◆ **TASK INSTRUCTIONS**
It is required that the lines from the top of the listing through the line with "plt.rcParams['font.family'] = ['Liberation" be reproduced exactly, excluding pictures.

◆ **GIVEN MATERIAL**
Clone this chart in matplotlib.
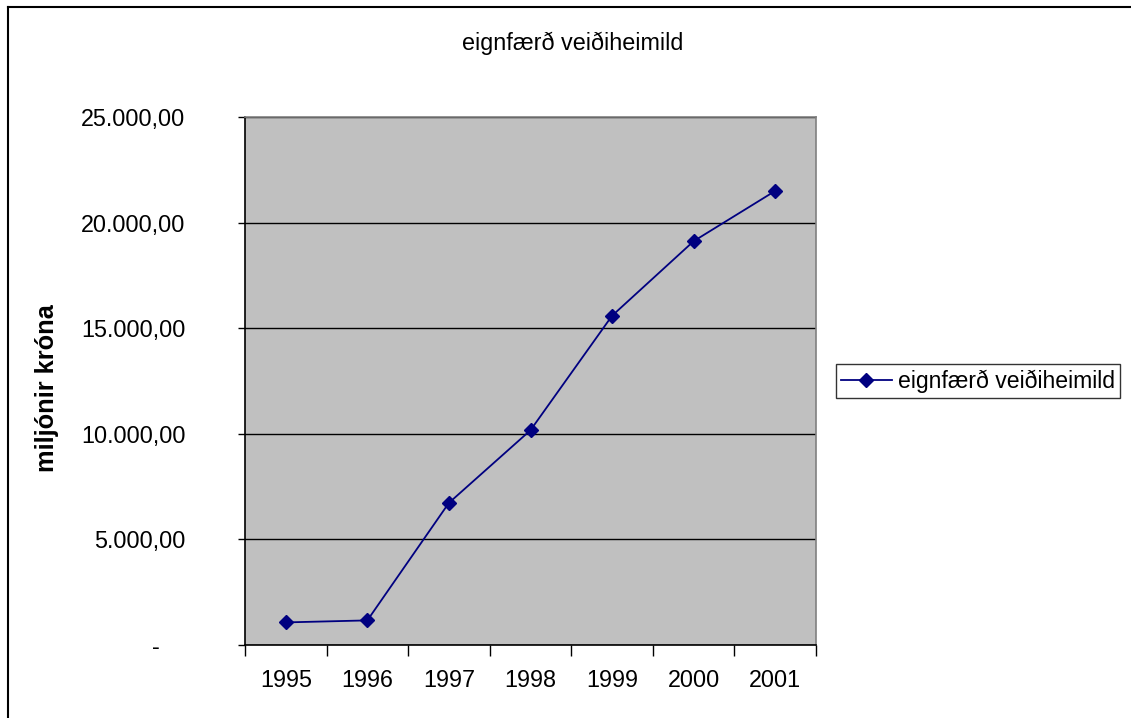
import matplotlib
matplotlib.use('Agg')
import matplotlib.pyplot as plt
from matplotlib.lines import Line2D

plt.rcParams['font.family'] = ['Liberation Sans', 'DejaVu Sans']

years = ['1995', '1996', '1997', '1998', '1999', '2000', '2001']
values = [1070, 1165, 6730, 10170, 15590, 19120, 21500]
yticks = [0, 5000, 10000, 15000, 20000, 25000]
title = 'eignfærð veiðiheimild'
series_name = 'eignfærð veiðiheimild'
ylabel = 'miljónir króna'


def fmt(v):
    if v == 0:
        return '-    '
    s = '{:,.2f}'.format(v)
    return s.replace(',', 'X').replace('.', ',').replace('X', '.')


fig = plt.figure(figsize=(11.31, 7.18), dpi=100)
ax = fig.add_axes([245/1131, 1-645/718, (816-245)/1131, (645-117)/718])
ax.set_facecolor('#C0C0C0')

x = list(range(len(years)))
ax.plot(x, values, color='#000080', lw=1.3, marker='D', ms=7.5,
        label=series_name, zorder=3)

ax.set_xlim(-0.5, len(years) - 0.5)
ax.set_ylim(0, 25000)

# category boundaries as major ticks, labels on the centres
ax.set_xticks([i + 0.5 for i in range(-1, len(years))])
ax.set_xticklabels([])
ax.set_xticks(x, minor=True)
ax.set_xticklabels(years, minor=True)
ax.tick_params(axis='x', which='major', direction='out', length=8, width=1)
ax.tick_params(axis='x', which='minor', length=0, pad=17, labelsize=16.8)

ax.set_yticks(yticks)
ax.set_yticklabels([fmt(v) for v in yticks])
ax.tick_params(axis='y', direction='out', length=5, width=1, pad=38, labelsize=16.8)

ax.grid(axis='y', color='black', lw=1)
ax.set_axisbelow(True)

for side in ['left', 'bottom']:
    ax.spines[side].set_color('black')
    ax.spines[side].set_linewidth(1.2)
for side in ['top', 'right']:
    ax.spines[side].set_color('#808080')
    ax.spines[side].set_linewidth(1.2)

fig.text(573/1131, 1-43/718, title, ha='center', va='center', fontsize=16.8)
fig.text(47/1131, 1-388/718, ylabel, ha='center', va='center', rotation=90,
         fontsize=18.3, fontweight='bold')

leg = ax.legend(loc='center left', bbox_to_anchor=(836/1131, 1-381/718),
                bbox_transform=fig.transFigure, fontsize=16.6, frameon=True,
                fancybox=False, handlelength=2.2, handletextpad=0.25,
                borderpad=0.22, borderaxespad=0)
leg.get_frame().set_edgecolor('black')
leg.get_frame().set_linewidth(1)

# outer chart border (only left and top are inside the picture)
fig.add_artist(Line2D([8/1131, 8/1131], [0, 1-7/718], color='black', lw=1.5,
                      transform=fig.transFigure))
fig.add_artist(Line2D([8/1131, 1], [1-7/718, 1-7/718], color='black', lw=1.5,
                      transform=fig.transFigure))

fig.savefig('out.png', dpi=100)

◆ **WRITTEN RESPONSE**
Clone this chart in matplotlib.
import matplotlib
matplotlib.use('Agg')
import matplotlib.pyplot as plt
from matplotlib.lines import Line2D

plt.rcParams['font.family'] = ['Liberation Sans', 'DejaVu Sans']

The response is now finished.